The authorities are holding less than a dozen of the thousands detained during the crackdown, according to the Dui Hua Foundation, a prisoner advocacy group. The government had not responded to its queries about what it calls “June Fourth Prisoners” since September 2009, but it lists the names of several activists it believes are still imprisoned.
Some citizens “did manage to beat the censors, and a few pictures of the 1989 protests did find their way on to Weibo,” Reuters reports.
“There can be no social stability if people cannot speak out and must live in terror of punishment,” a microblogger commented on one of the photographs.
“Do foreigners also know about June 4?” a street vendor asked a Reuters reporter in a hushed tone, looking around to make sure nobody heard him. “I think it is important we remember but nobody will talk about it now.”

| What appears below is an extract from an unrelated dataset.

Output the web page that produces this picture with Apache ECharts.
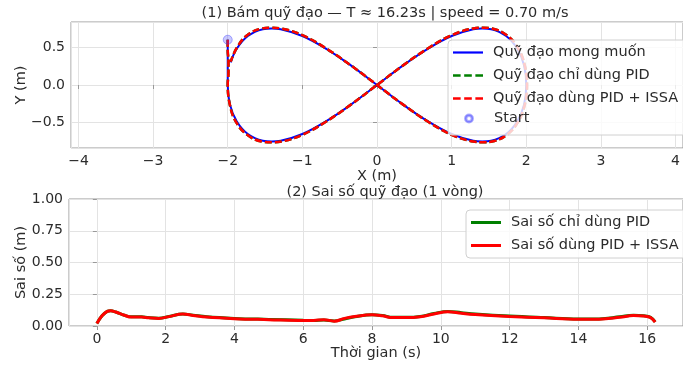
<!DOCTYPE html>
<html>
<head>
<meta charset="utf-8">
<script src="https://cdn.jsdelivr.net/npm/echarts@6/dist/echarts.min.js"></script>
<style>
  html, body { margin: 0; padding: 0; background: #fff; }
  #chart { width: 683px; height: 367px; }
</style>
</head>
<body>
<div id="chart"></div>
<script>
// (1) trajectory: [x, y] in metres
const desiredPath = [
  [-2.00, 0.60], [-2.00, 0.45], [-2.00, 0.30], [-2.00, 0.15], [-2.00, 0.00],
  [-1.97, -0.26], [-1.88, -0.48], [-1.73, -0.65], [-1.53, -0.74], [-1.41, -0.75],
  [-1.29, -0.74], [-1.00, -0.65], [-0.68, -0.48], [-0.35, -0.26], [0.00, 0.00],
  [0.35, 0.26], [0.68, 0.48], [1.00, 0.65], [1.29, 0.74], [1.41, 0.75],
  [1.53, 0.74], [1.73, 0.65], [1.88, 0.48], [1.97, 0.26], [2.00, 0.00],
  [1.97, -0.26], [1.88, -0.48], [1.73, -0.65], [1.53, -0.74], [1.41, -0.75],
  [1.29, -0.74], [1.00, -0.65], [0.68, -0.48], [0.35, -0.26], [0.00, 0.00],
  [-0.35, 0.26], [-0.68, 0.48], [-1.00, 0.65], [-1.29, 0.74], [-1.41, 0.75],
  [-1.53, 0.74], [-1.73, 0.65], [-1.88, 0.48], [-1.96, 0.30]
];
const pidPath = [
  [-2.00, 0.60], [-2.00, 0.46], [-1.99, 0.32], [-1.99, 0.17], [-2.00, 0.01],
  [-1.97, -0.27], [-1.89, -0.49], [-1.74, -0.66], [-1.54, -0.75], [-1.41, -0.76],
  [-1.28, -0.75], [-1.00, -0.66], [-0.69, -0.49], [-0.35, -0.26], [0.00, 0.00],
  [0.35, 0.26], [0.69, 0.49], [1.00, 0.66], [1.29, 0.75], [1.42, 0.76],
  [1.54, 0.75], [1.74, 0.66], [1.89, 0.49], [1.98, 0.26], [2.01, 0.00],
  [1.98, -0.26], [1.89, -0.49], [1.74, -0.66], [1.54, -0.75], [1.42, -0.76],
  [1.29, -0.75], [1.00, -0.66], [0.69, -0.49], [0.35, -0.26], [0.00, 0.00],
  [-0.35, 0.26], [-0.69, 0.49], [-1.00, 0.66], [-1.29, 0.75], [-1.42, 0.76],
  [-1.54, 0.75], [-1.74, 0.66], [-1.88, 0.49], [-1.96, 0.31]
];
const issaPath = [
  [-2.00, 0.60], [-2.00, 0.46], [-1.99, 0.32], [-1.99, 0.17], [-2.00, 0.01],
  [-1.97, -0.27], [-1.89, -0.49], [-1.74, -0.66], [-1.54, -0.75], [-1.41, -0.76],
  [-1.28, -0.75], [-1.00, -0.66], [-0.69, -0.49], [-0.35, -0.26], [0.00, 0.00],
  [0.35, 0.26], [0.69, 0.49], [1.00, 0.66], [1.29, 0.75], [1.42, 0.76],
  [1.54, 0.75], [1.74, 0.66], [1.89, 0.49], [1.98, 0.26], [2.01, 0.00],
  [1.98, -0.26], [1.89, -0.49], [1.74, -0.66], [1.54, -0.75], [1.42, -0.76],
  [1.29, -0.75], [1.00, -0.66], [0.69, -0.49], [0.35, -0.26], [0.00, 0.00],
  [-0.35, 0.26], [-0.69, 0.49], [-1.00, 0.66], [-1.29, 0.75], [-1.42, 0.76],
  [-1.54, 0.75], [-1.74, 0.66], [-1.88, 0.49], [-1.96, 0.31]
];
const startPoint = [-2.00, 0.60];

// (2) tracking error over one lap
const errTime = [0, 0.15, 0.3, 0.4, 0.55, 0.8, 1.0, 1.3, 1.5, 1.8, 2.1, 2.5, 2.8, 3.2, 4.0,
  5.0, 6.0, 6.3, 6.6, 6.9, 7.2, 7.5, 8.0, 8.3, 8.6, 9.0, 9.4, 9.8, 10.2, 10.6, 11.0,
  12.0, 13.0, 14.0, 14.6, 15.2, 15.6, 15.9, 16.1, 16.23];
const errPid = [0.02, 0.08, 0.115, 0.12, 0.11, 0.085, 0.072, 0.072, 0.066, 0.062, 0.075, 0.095, 0.085, 0.072, 0.06,
  0.052, 0.045, 0.044, 0.047, 0.04, 0.055, 0.072, 0.088, 0.082, 0.068, 0.068, 0.075, 0.098, 0.115, 0.105, 0.095,
  0.078, 0.066, 0.056, 0.056, 0.072, 0.085, 0.08, 0.068, 0.032];
const errIssa = [0.02, 0.08, 0.115, 0.12, 0.11, 0.085, 0.07, 0.07, 0.065, 0.06, 0.074, 0.094, 0.083, 0.07, 0.058,
  0.05, 0.043, 0.043, 0.05, 0.038, 0.06, 0.075, 0.088, 0.08, 0.066, 0.066, 0.073, 0.095, 0.113, 0.1, 0.09,
  0.075, 0.064, 0.054, 0.054, 0.068, 0.083, 0.078, 0.066, 0.03];

const FONT = 'DejaVu Sans';
const TXT = '#2b2b2b';
const minus = (v, d) => (v < 0 ? '\u2212' : '') + Math.abs(v).toFixed(d);

// legend glyphs: solid / dashed line and a small ring
const ICON_SOLID = 'path://M0,0h30v2.2h-30z';
const ICON_DASH = 'path://M0,0h7.5v2.6h-7.5z M11,0h7.5v2.6h-7.5z M22,0h7.5v2.6h-7.5z';
const ICON_RING = 'path://M0,4a4,4 0 1,0 8,0a4,4 0 1,0 -8,0z M1.4,4a2.6,2.6 0 1,1 5.2,0a2.6,2.6 0 1,1 -5.2,0z';

const chart = echarts.init(document.getElementById('chart'), null, { renderer: 'canvas' });

function valueAxis(extra) {
  return Object.assign({
    type: 'value',
    axisLine: { show: false },
    axisTick: { show: true, length: 4, lineStyle: { color: '#999' } },
    splitLine: { show: true, lineStyle: { color: '#e3e3e3', width: 1 } },
    nameLocation: 'middle',
    nameMoveOverlap: false,
    nameTextStyle: { color: TXT, fontSize: 14.5, fontFamily: FONT }
  }, extra);
}
function labels(d, edges) {
  return { color: TXT, fontSize: 14, fontFamily: FONT, margin: 6, showMinLabel: edges, showMaxLabel: edges,
    formatter: v => minus(v, d) };
}

const legendText = { color: TXT, fontSize: 14.5, fontFamily: FONT, padding: [0, 0, 0, 5] };

const option = {
  animation: false,
  backgroundColor: '#fff',
  textStyle: { fontFamily: FONT },
  title: [
    { text: '(1) Bám quỹ đạo — T ≈ 16.23s | speed = 0.70 m/s', left: 380, top: 1, textAlign: 'center',
      textStyle: { fontSize: 14.5, fontWeight: 'normal', color: TXT, fontFamily: FONT } },
    { text: '(2) Sai số quỹ đạo (1 vòng)', left: 380, top: 180, textAlign: 'center',
      textStyle: { fontSize: 14.5, fontWeight: 'normal', color: TXT, fontFamily: FONT } }
  ],
  grid: [
    { left: 71, right: -7, top: 22, height: 126, show: true, borderColor: '#999', borderWidth: 1 },
    { left: 69, right: -10, top: 199, height: 127, show: true, borderColor: '#999', borderWidth: 1 }
  ],
  xAxis: [
    valueAxis({ gridIndex: 0, min: -4.1, max: 4.1, splitNumber: 8, name: 'X (m)', nameGap: 21, axisLabel: labels(0, false) }),
    valueAxis({ gridIndex: 1, min: -0.81, max: 17.04, splitNumber: 9, name: 'Thời gian (s)', nameGap: 20, axisLabel: labels(0, false) })
  ],
  yAxis: [
    valueAxis({ gridIndex: 0, min: -0.835, max: 0.835, splitNumber: 3, name: 'Y (m)', nameGap: 42, nameRotate: 90, axisLabel: labels(1, false) }),
    valueAxis({ gridIndex: 1, min: 0, max: 1, interval: 0.25, name: 'Sai số (m)', nameGap: 40, nameRotate: 90, axisLabel: labels(2, true) })
  ],
  legend: [
    {
      orient: 'vertical', left: 448, top: 40, z: 10,
      data: [
        { name: 'Quỹ đạo mong muốn', icon: ICON_SOLID },
        { name: 'Quỹ đạo chỉ dùng PID', icon: ICON_DASH },
        { name: 'Quỹ đạo dùng PID + ISSA', icon: ICON_DASH }
      ],
      itemWidth: 30, itemHeight: 14, itemGap: 8,
      padding: [5, 40, 29, 5],
      backgroundColor: 'rgba(255,255,255,0.8)', borderColor: '#d0d0d0', borderWidth: 1, borderRadius: 4,
      textStyle: legendText
    },
    {
      orient: 'vertical', left: 459, top: 111, z: 11,
      data: [{ name: 'Start', icon: ICON_RING, itemStyle: { color: 'rgba(60,60,255,0.55)' } }],
      itemWidth: 30, itemHeight: 8, padding: [0, 5, 0, 5],
      textStyle: legendText
    },
    {
      orient: 'vertical', left: 466, top: 210, z: 10,
      data: [
        { name: 'Sai số chỉ dùng PID', icon: 'path://M0,0h30v3h-30z' },
        { name: 'Sai số dùng PID + ISSA', icon: 'path://M0,0h30v3h-30z' }
      ],
      itemWidth: 30, itemHeight: 14, itemGap: 8,
      padding: [5, 40, 5, 5],
      backgroundColor: 'rgba(255,255,255,0.8)', borderColor: '#d0d0d0', borderWidth: 1, borderRadius: 4,
      textStyle: legendText
    }
  ],
  series: [
    { name: 'Quỹ đạo mong muốn', type: 'line', xAxisIndex: 0, yAxisIndex: 0, data: desiredPath,
      smooth: 0.4, symbol: 'none', lineStyle: { color: '#0000ff', width: 2 }, itemStyle: { color: '#0000ff' } },
    { name: 'Quỹ đạo chỉ dùng PID', type: 'line', xAxisIndex: 0, yAxisIndex: 0, data: pidPath,
      smooth: 0.4, symbol: 'none', lineStyle: { color: '#008000', width: 2.5, type: [7, 3] }, itemStyle: { color: '#008000' } },
    { name: 'Quỹ đạo dùng PID + ISSA', type: 'line', xAxisIndex: 0, yAxisIndex: 0, data: issaPath,
      smooth: 0.4, symbol: 'none', lineStyle: { color: '#ff0000', width: 2.5, type: [7, 3] }, itemStyle: { color: '#ff0000' } },
    { name: 'Start', type: 'scatter', xAxisIndex: 0, yAxisIndex: 0, data: [startPoint], symbolSize: 9, z: 5,
      itemStyle: { color: 'rgba(60,60,255,0.35)', borderColor: 'rgba(60,60,255,0.5)', borderWidth: 1 } },
    { name: 'Sai số chỉ dùng PID', type: 'line', xAxisIndex: 1, yAxisIndex: 1,
      data: errTime.map((t, i) => [t, errPid[i]]), smooth: 0.4, symbol: 'none',
      lineStyle: { color: '#008000', width: 3 }, itemStyle: { color: '#008000' } },
    { name: 'Sai số dùng PID + ISSA', type: 'line', xAxisIndex: 1, yAxisIndex: 1,
      data: errTime.map((t, i) => [t, errIssa[i]]), smooth: 0.4, symbol: 'none',
      lineStyle: { color: '#ff0000', width: 3 }, itemStyle: { color: '#ff0000' } }
  ]
};

chart.setOption(option);
</script>
</body>
</html>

The regime’s heavy handed censorship highlights the ultimately untenable contradiction between a market economy and closed state, analyst Jonathan Manthorpe observes:
A recent Beijing government study estimated that since the mid-1990s, $150 billion has been illegally siphoned out of the country, but this is undoubtedly a massive under-estimate. Some bankers and others who watch these things say the fleeing money could be as much as $50 billion a year…..
A snapshot of the determination to maintain order is provided by last year’s budget, which shows that more money – the equivalent of $110 billion – was spent on internal security than on the formal defense budget.
“There is a crisis in the legitimacy of China now because of the Bo Xilai incident,” said Jean-Pierre Cabestan, head of the department of government and international studies at Hong Kong Baptist University, said in a phone interview. “They are nervous as they head toward the 18th Party Congress.”
In a commentary last week, Manthorpe notes, …
Hu Shuli, the seemingly bulletproof editor of the often brutally independent Caixin Media online and hard-copy magazines, stopped marginally short of calling for political reform. She argued against further massive injections of cash into the economy, saying these “tend to exacerbate rather than solve the long-term problems of structural imbalance and unsustainable growth.”
“To prevent a hard landing,” she wrote, “China must transform from a low-cost economy to one driven by efficiency and innovation.”
But the Tiananmen legacy has undermined the rule of law required for secure, sustainable investment and innovation, rights groups warned this week.
China is proving to be a test case for economists Daron Acemoglu and James Robinson’s assessment of Why Nations Fail, says Manthorpe, as “innovation – or creative destruction, as they call it – is only possible to any useful degree in open and inclusive nations where the state is subject to the will of the people.”
The Dui Hua Foundation and China Digital Times are supported by the National Endowment for Democracy, the Washington-based democracy assistance group.